Some believe that 2018 will look a lot like the second half of 2017, with more modest price increases, in the 5% range, and more in balance between buyers and sellers. Under this scenario, the market is still healthy, but not as crazy as 2016 and the first part of 2017.

There is another group of market analysts that believe the price appreciation in the Metro Denver housing market are based on fundamentals that have been in place for the past five years. The fundamentals are still in place at the beginning of 2018 and in some cases are more pronounced. For example:

  1. Inventories of houses on the market remain at the lowest levels in recorded history;
  2. People are still moving to Denver;
  3. The economy is healthy with substantial job and income growth;
  4. Interest rates, although rising, are still near historic lows;
  5. The rental market is not favorable, since monthly rents are very high and the vacancy rates are in the 5% range, even after all of the new building;
  6. There is an imbalance in the market between the types of houses available for sale or that are being built (high-end) versus the types of houses people would like to purchase (low-to-moderate-priced housing). This tends to put upward pressure on the low-to-moderate price ranges.

I am in the camp that believes that fundamental such as supply and demand are the real drive for the real estate market in Metro-Denver. Therefore, I believe the market will perform in a manner similar to 2017 barring any changes to the current economic outlook either locally or nationally.

Interest Rate Forecast

Conventional mortgage rates ended 2017 at approximately 4% for a 30-year, fixed-rate mortgage. Rates are down from where they started in 2017, even though the Federal Reserve increased the short-term rate three times last year.
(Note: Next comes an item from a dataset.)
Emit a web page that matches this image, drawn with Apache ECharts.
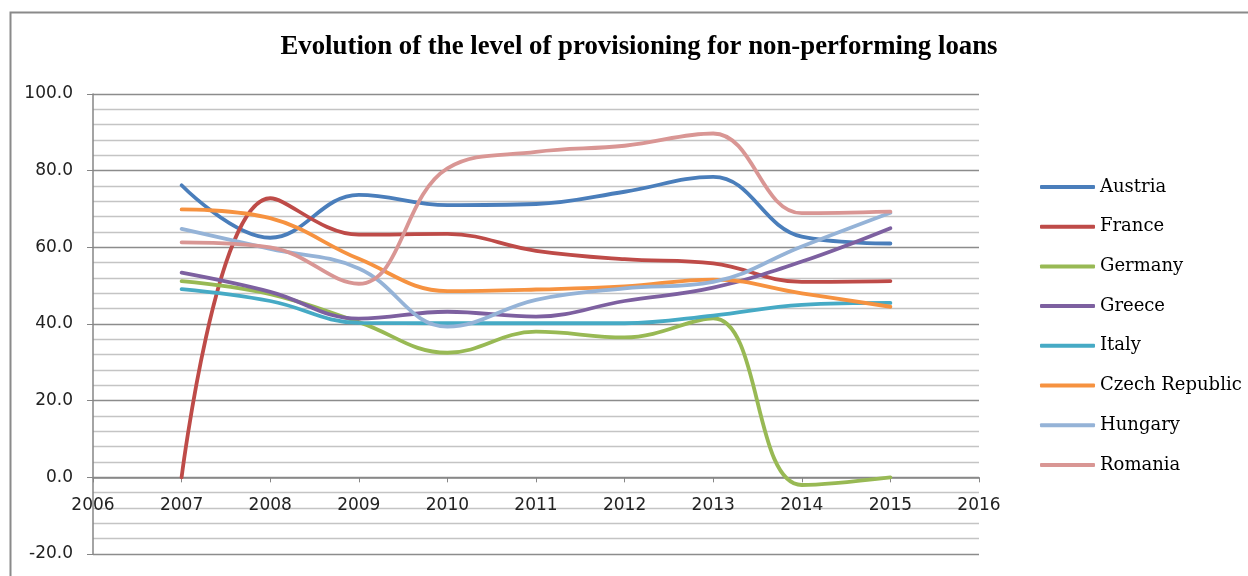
<!DOCTYPE html>
<html>
<head>
<meta charset="utf-8">
<script src="https://cdn.jsdelivr.net/npm/echarts@6/dist/echarts.min.js"></script>
<style>html,body{margin:0;padding:0;background:#fff}#c{width:1248px;height:576px}</style>
</head>
<body>
<div id="c"></div>
<script>
const years = [2007, 2008, 2009, 2010, 2011, 2012, 2013, 2014, 2015];
const countries = ['Austria', 'France', 'Germany', 'Greece', 'Italy', 'Czech Republic', 'Hungary', 'Romania'];
const austria  = [76.2, 62.5, 73.7, 71.0, 71.3, 74.5, 78.4, 62.8, 61.0];
const france   = [0.0, 72.8, 63.3, 63.5, 59.1, 56.9, 55.8, 51.0, 51.2];
const germany  = [51.2, 47.8, 40.5, 32.5, 38.0, 36.5, 41.5, -2.0, 0.0];
const greece   = [53.4, 48.4, 41.4, 43.2, 41.9, 46.0, 49.5, 56.3, 65.0];
const italy    = [49.1, 46.0, 40.3, 40.2, 40.2, 40.2, 42.2, 45.0, 45.5];
const czech    = [69.9, 67.6, 57.0, 48.6, 49.0, 49.8, 51.6, 48.0, 44.5];
const hungary  = [64.8, 59.6, 54.5, 39.3, 46.3, 49.3, 51.0, 60.2, 69.0];
const romania  = [61.3, 60.0, 50.5, 80.6, 84.9, 86.5, 89.7, 68.9, 69.3];
const seriesValues = [austria, france, germany, greece, italy, czech, hungary, romania];
const colors = ['#4A7EBB', '#BE4B48', '#98B954', '#7D60A0', '#46AAC5', '#F69240', '#95B3D7', '#D99694'];
const titleText = 'Evolution of the level of provisioning for non-performing loans';
const yMin = -20, yMax = 100;

const gridTop = 94, gridBottom = 22, chartH = 576;
const plotH = chartH - gridTop - gridBottom;
// move x-axis from the bottom of the plot up to the y = 0 line
const zeroOffset = -plotH * (0 - yMin) / (yMax - yMin);

const chart = echarts.init(document.getElementById('c'));
chart.setOption({
  animation: false,
  backgroundColor: '#fff',
  color: colors,
  graphic: [{
    type: 'rect', left: 8, top: 10, silent: true,
    shape: { x: 0, y: 0, width: 1300, height: 620 },
    style: { fill: 'none', stroke: '#8a8a8a', lineWidth: 2 }
  }],
  title: {
    text: titleText, left: 634, top: 29, textAlign: 'center',
    textStyle: { fontFamily: 'Liberation Serif', fontWeight: 'bold', fontSize: 26.8, color: '#000' }
  },
  legend: {
    orient: 'vertical', left: 1040, top: 177, padding: 0,
    itemWidth: 55, itemHeight: 4, itemGap: 19.7, icon: 'roundRect',
    textStyle: { fontFamily: 'DejaVu Serif', fontSize: 18, color: '#000', lineHeight: 20 },
    data: countries
  },
  grid: { left: 93, right: 269, top: gridTop, bottom: gridBottom, containLabel: false, outerBoundsMode: 'none' },
  xAxis: {
    type: 'value', min: 2006, max: 2016, interval: 1, position: 'bottom', offset: zeroOffset,
    axisLine: { onZero: false, lineStyle: { color: '#868686', width: 1.5 } },
    axisTick: { show: true, length: 5, lineStyle: { color: '#868686' } },
    axisLabel: { margin: 20, fontFamily: 'DejaVu Sans', fontSize: 17, color: '#222', formatter: v => String(v) },
    splitLine: { show: false }
  },
  yAxis: {
    type: 'value', min: yMin, max: yMax, interval: 20,
    axisLine: { show: true, onZero: false, lineStyle: { color: '#868686', width: 1.5 } },
    axisTick: { show: true, length: 6, lineStyle: { color: '#868686' } },
    axisLabel: { margin: 20, fontFamily: 'DejaVu Sans', fontSize: 17, color: '#222', formatter: v => v.toFixed(1) },
    splitLine: { show: true, lineStyle: { color: '#8c8c8c', width: 1.3 } },
    minorTick: { show: false, splitNumber: 5 },
    minorSplitLine: { show: true, lineStyle: { color: '#c4c4c4', width: 1.3 } }
  },
  series: countries.map((name, i) => ({
    name: name, type: 'line', smooth: 0.4, showSymbol: false, symbol: 'none',
    lineStyle: { width: 3.8, color: colors[i], cap: 'round' },
    itemStyle: { color: colors[i] },
    data: years.map((y, j) => [y, seriesValues[i][j]])
  }))
});
</script>
</body>
</html>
It is expected that the Federal Reserve will raise the federal funds rate by a quarter point three times in 2018. Most projections right now estimate that 30-year mortgage rates will end the year in the 4.5% range after the increases by the Federal Reserve and assuming there are no other surprises or unexpected events that affect the economy or expectation regarding inflation.These rising rates should force anyone who currently has an adjustable-rate mortgage to seriously consider refinancing to a fixed-rate mortgage and, where possible, go to a shorter term in order to get a better interest rate.

Other Mortgage and Real Estate News

The new tax bill that was passed in December will impact the real estate and the mortgage industry in the following ways

  1. The increase in the standard deduction means fewer people will itemize deductions, thereby decreasing the benefit of the mortgage deduction;
  2. The tax deduction for property taxes is capped at $10,000;
  3. The amount of mortgage interest that is deductible is limited to the first $750,000 of mortgage debt (under prior law the limit was $1,000,000);
  4. The mortgage deduction for a Home Equity Line of Credit has been eliminated beginning in January of 2018. Going forward, accessing the existing equity in a property may be more efficient to do in one mortgage and, in many cases, it may make sense to consolidate an existing Home Equity Line of Credit with a new first mortgage.

Lastly, Fannie Mae and Freddie Mac increased the conforming limit in the Denver metro area to $529,000 starting January 1, 2018, making it easier to stay out of jumbo loan guidelines, which can be tighter and not as flexible as conventional mortgage guidelines.